Published on January 20th, 2017 | by Jimmy Hafrey
As confirmation hearings continue for the Trump administration cabinet positions, there is one name that means a lot to vapers: Rep. Tom Price, a Republican from Georgia.
Why is Price so important to the vape community? Because if confirmed, Price will become the Secretary of Health and Human Services. That means that he will have the platform and the influence to stall, or even repeal, the Food and Drug Administration’s overreaching regulations concerning vape products.
Reuters is reporting that the American vaping industry is hoping that the presidential transition and incoming Trump administration will be enough to make lawmakers think twice about these regulations.
The FDA regulations, which were put into effect August 16, 2016, create a standard for vape businesses, including setting an age restriction and requiring all ingredients to be listed. While these regulations have been lauded and accepted by businesses, there is a feeling that other regulations, such as the PMTAs for each individual product.
The PMTAs cost around $330,000 per application for each individual product. With experts estimating that companies will be required to file 20 applications for each product in the first two years, that means that the total cost might exceed $6 million. Most companies offer about a dozen vape liquids, meaning that the cost to stay in business for them would be close to $100 million dollars, money that small vape businesses just don’t have.
This is unfortunate, as vaping is fast becoming the first, best alternative to smoking.
While health advocates and anti-vaping supporters state that vaping is just as dangerous as smoking, thereby rendering it void as a smoking cessation method, there is a lot of science that supports vaping. In fact, according to Britain’s Department of Health, known as Public Health England, released a study that proved that vape products were at least 95 percent less harmful than regular cigarettes.
Vaping is also good for the economy: since the industry was created in 2009, hundreds of small businesses have opened up around the country, leading to tens of thousands of jobs.
If the regulations stay in place, the vaping industry will virtually vanish. The only companies that can pay the PMTA application fees are the cigarette companies who are now creating their own vape products. All the small businesses that have been created would go into bankruptcy, leading to a rise in the unemployment rate and a loss of profit for state budgets.
But the push and pull between vape supporters and anti-vaping activists might end with a Trump administration. Earlier this week, a coalition of 13 organizations and groups wrote an open letter to Congress to push back the pre-dictate date from February of 2007 to August of 2016 in order to give the industry a chance to survive.
The CEI is reporting that the letter to Congress read, in part, that: “The FDA’s regulations threaten to kill an industry that has created tens of thousands of jobs by producing safer products that help many Americans quit smoking.”

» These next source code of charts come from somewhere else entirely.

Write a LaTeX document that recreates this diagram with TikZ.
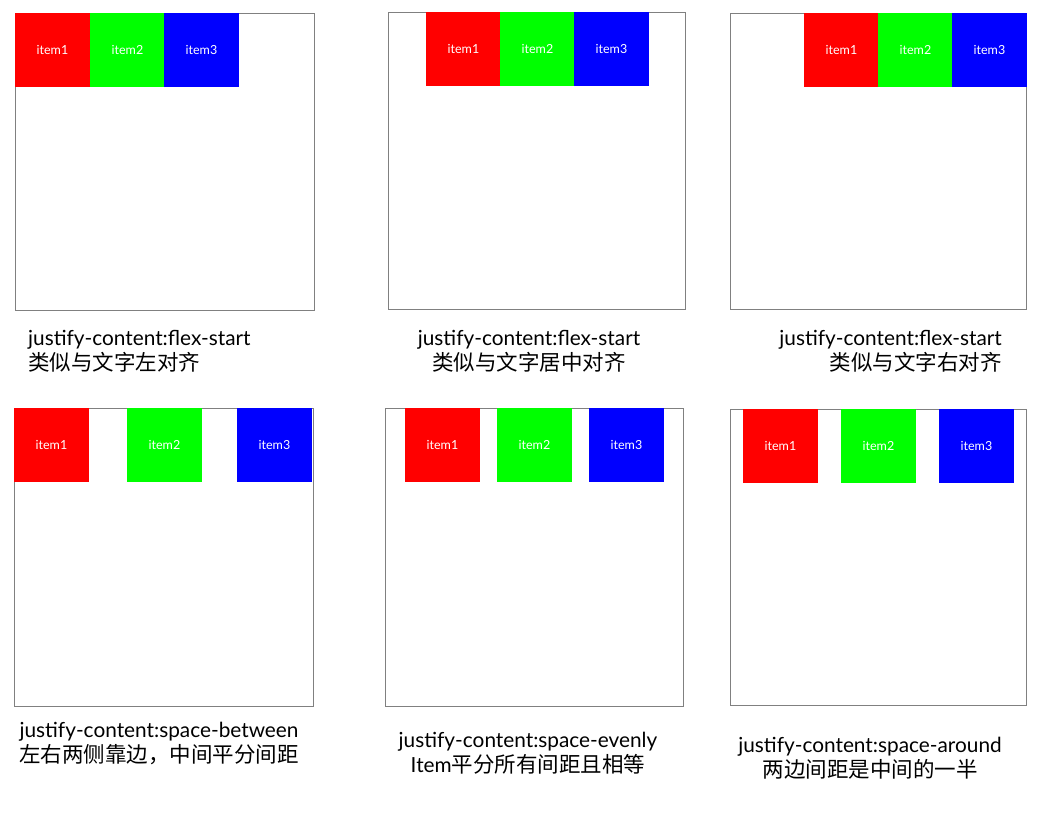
\documentclass[tikz,border=0pt]{standalone}
\usepackage{fontspec}
\setmainfont{Lato}
\newfontfamily\cjk{Noto Sans CJK SC}
\usetikzlibrary{positioning}

\newcommand\zh{\cjk\fontsize{21.5}{25}\selectfont}

\tikzset{
    panel/.style 2 args={draw=gray, line width=1pt, anchor=north west, inner sep=0pt,
        minimum width=#1pt, minimum height=#2pt},
    item/.style={fill=#1, text=white, anchor=north west, inner sep=0pt,
        minimum width=74.5pt, minimum height=74pt, font=\fontsize{12.5}{14}\selectfont},
    caption/.style={inner sep=0pt, font=\fontsize{20.8}{25}\selectfont}
}

\begin{document}
\begin{tikzpicture}[x=1pt, y=-1pt]
    \useasboundingbox[fill=white] (0,0) rectangle (1044,821);
    % containers
    \node[panel={299}{297}] (p1) at (15,13) {};
    \node[panel={297}{297}] (p2) at (388,12) {};
    \node[panel={296}{296}] (p3) at (730,13) {};
    \node[panel={299}{298}] (p4) at (14,408) {};
    \node[panel={298}{298}] (p5) at (385,408) {};
    \node[panel={296}{296}] (p6) at (730,409) {};
    % flex items
    \foreach \p/\a/\b/\c in {1/15/90/164, 2/426/500/574, 3/804/878/952,
                             4/14/127/237, 5/405/497/589, 6/743/841/939} {
        \node[item=red] (r\p) at (\a, 0 |- p\p.north) {item1};
        \node[item=green] (g\p) at (\b, 0 |- p\p.north) {item2};
        \node[item=blue] (b\p) at (\c, 0 |- p\p.north) {item3};
    }
    % captions (anchor = baseline of the second line)
    \node[caption, align=left, anchor=base west] (t1) at (28,370)
        {justify-content:flex-start\\\zh 类似与文字左对齐};
    \node[caption, align=center, anchor=base] (t2) at (529,370)
        {justify-content:flex-start\\\zh 类似与文字居中对齐};
    \node[caption, align=right, anchor=base east] (t3) at (1002,370)
        {justify-content:flex-start\\\zh 类似与文字右对齐};
    \node[caption, align=center, anchor=base] (t4) at (159,762)
        {justify-content:space-between\\\zh 左右两侧靠边，中间平分间距};
    \node[caption, align=center, anchor=base] (t5) at (528,772)
        {justify-content:space-evenly\\Item{\zh 平分所有间距且相等}};
    \node[caption, align=center, anchor=base] (t6) at (870,777)
        {justify-content:space-around\\\zh 两边间距是中间的一半};
\end{tikzpicture}
\end{document}
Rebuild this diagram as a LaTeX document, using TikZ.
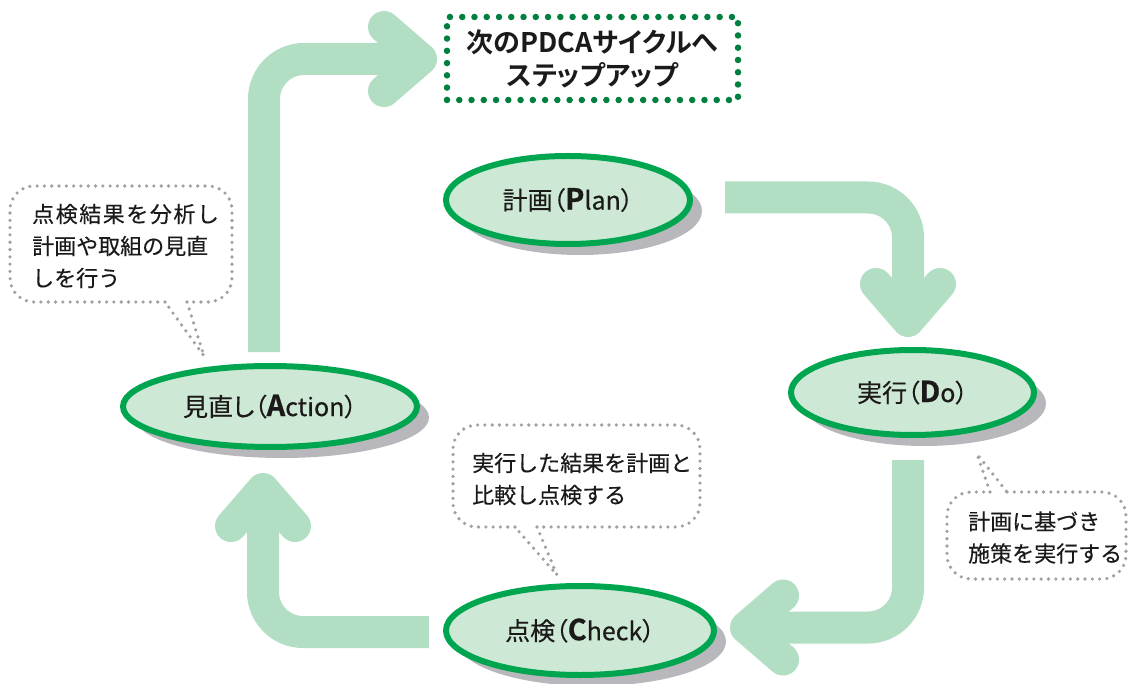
\documentclass[tikz,border=0pt]{standalone}
\usepackage{fontspec}
\setmainfont{Noto Sans CJK JP}[BoldFont={Noto Sans CJK JP Bold}]
\newfontfamily\jpbold{Noto Sans CJK JP Bold}[RawFeature={+palt}]
\newfontfamily\jpmed{Noto Sans CJK JP}[FakeBold=0.35]
\newfontfamily\jplabel{Noto Sans CJK JP}[FakeBold=0.35,RawFeature={+palt}]
\newfontfamily\jpheavy{Noto Sans CJK JP Bold}[FakeBold=0.6]
\usetikzlibrary{shapes.geometric,shadows,calc}
\definecolor{arrowgreen}{RGB}{178,222,196}
\definecolor{ringgreen}{RGB}{0,165,80}
\definecolor{fillgreen}{RGB}{206,232,214}
\definecolor{shadowgray}{RGB}{183,183,188}
\definecolor{dotgreen}{RGB}{0,128,62}
\definecolor{dotgray}{RGB}{160,160,165}
\definecolor{textblack}{RGB}{28,25,25}
\newcommand\bigletter[1]{{\jpheavy\fontsize{29}{28}\selectfont #1}}
\begin{document}
\begin{tikzpicture}[x=1pt,y=-1pt,
  shaft/.style={draw=arrowgreen, line width=32pt, rounded corners=40pt, line cap=butt},
  head/.style={draw=arrowgreen, line width=32pt, line cap=round, line join=round},
  phase/.style={ellipse, draw=ringgreen, line width=6pt, fill=fillgreen, inner sep=0pt,
    text=textblack, font=\jplabel\fontsize{25}{28}\selectfont,
    drop shadow={shadow xshift=12pt, shadow yshift=-11pt, fill=shadowgray, opacity=1}},
  callout/.style={draw=dotgray, line width=3.6pt, dash pattern=on 0pt off 7.3pt,
    line cap=round, rounded corners=24pt},
  tail/.style={draw=dotgray, line width=3.6pt, dash pattern=on 0pt off 7.3pt, line cap=round},
  notetext/.style={anchor=west, align=left, inner sep=0pt, text=textblack,
    font=\jpmed\fontsize{22}{32}\selectfont},
  nextbox/.style={draw=dotgreen, line width=6.5pt, dash pattern=on 0pt off 12.26pt,
    line cap=round, minimum width=291pt, minimum height=83pt, align=center,
    text=textblack, font=\jpbold\fontsize{27}{33}\selectfont}
]
\useasboundingbox (0,0) rectangle (1129,684);

% ---------- arrows ----------
\coordinate (a1s) at (264,352); \coordinate (a1c) at (264,59); \coordinate (a1t) at (421,59);
\draw[shaft] (a1s) -- (a1c) -- (a1t);
\draw[head] ($(a1t)+(-37,-32)$) -- (a1t) -- ($(a1t)+(-37,32)$);

\coordinate (a2s) at (725,197.5); \coordinate (a2c) at (908,197.5); \coordinate (a2t) at (908,321);
\draw[shaft] (a2s) -- (a2c) -- (a2t);
\draw[head] ($(a2t)+(-32,-37)$) -- (a2t) -- ($(a2t)+(32,-37)$);

\coordinate (a3s) at (908,460); \coordinate (a3c) at (908,627.5); \coordinate (a3t) at (746,627.5);
\draw[shaft] (a3s) -- (a3c) -- (a3t);
\draw[head] ($(a3t)+(37,-32)$) -- (a3t) -- ($(a3t)+(37,32)$);

\coordinate (a4s) at (429,632); \coordinate (a4c) at (263,632); \coordinate (a4t) at (263,489);
\draw[shaft] (a4s) -- (a4c) -- (a4t);
\draw[head] ($(a4t)+(-32,37)$) -- (a4t) -- ($(a4t)+(32,37)$);

% ---------- phase ellipses ----------
\node[phase, minimum width=244pt, minimum height=88pt] (plan) at (568,200) {計画（\bigletter{P}lan）};
\node[phase, minimum width=243pt, minimum height=85pt] (do) at (912.5,392.5) {実行（\bigletter{D}o）};
\node[phase, minimum width=294pt, minimum height=81pt] (act) at (270,406.5) {見直し（\bigletter{A}ction）};
\node[phase, minimum width=268pt, minimum height=89pt] (check) at (580,630.5) {点検（\bigletter{C}heck）};

% ---------- next step box ----------
\node[nextbox] (next) at (592.5,58.5) {次のPDCAサイクルへ\\ステップアップ};

% ---------- callouts ----------
\node[notetext] (note1) at (32,246) {\addfontfeatures{LetterSpace=7}点検結果を分析し\\計画や取組の見直\\しを行う};
\coordinate (c1l) at (165,302); \coordinate (c1r) at (187,302); \coordinate (c1p) at (204,356);
\draw[callout] (c1l) -- (10,302) -- (10,186) -- (232,186) -- (232,302) -- (c1r);
\draw[tail] (c1r) -- (c1p) -- (c1l);

\node[notetext] (note2) at (472,479) {実行した結果を計画と\\比較し点検する};
\coordinate (c2l) at (515,527); \coordinate (c2r) at (537,527); \coordinate (c2p) at (557,575);
\draw[callout] (c2l) -- (453,527) -- (453,425) -- (700,425) -- (700,527) -- (c2r);
\draw[tail] (c2r) -- (c2p) -- (c2l);

\node[notetext] (note3) at (968,537.5) {計画に基づき\\施策を実行する};
\coordinate (c3l) at (990,492); \coordinate (c3r) at (1007,492); \coordinate (c3p) at (977,454);
\draw[callout] (c3r) -- (1126,492) -- (1126,579) -- (947,579) -- (947,492) -- (c3l);
\draw[tail] (c3l) -- (c3p) -- (c3r);
\end{tikzpicture}
\end{document}
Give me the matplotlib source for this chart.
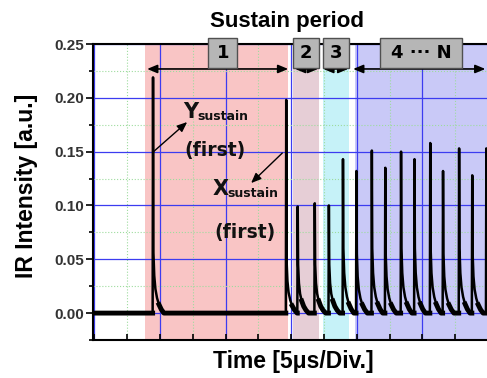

Rep. Price will have this decision on his hands if and when he takes the role of Secretary of Health and Human Services. If he really wants to improve public health, then he will have to weigh whether or not vaping would be a good partner for that.
As Mitch Zeller, the Director of the FDA’s Center for Tobacco Products, said once: “If we could get all those people [who smoke] to completely switch all of their cigarettes to noncombustible cigarettes, it would be good for public health.”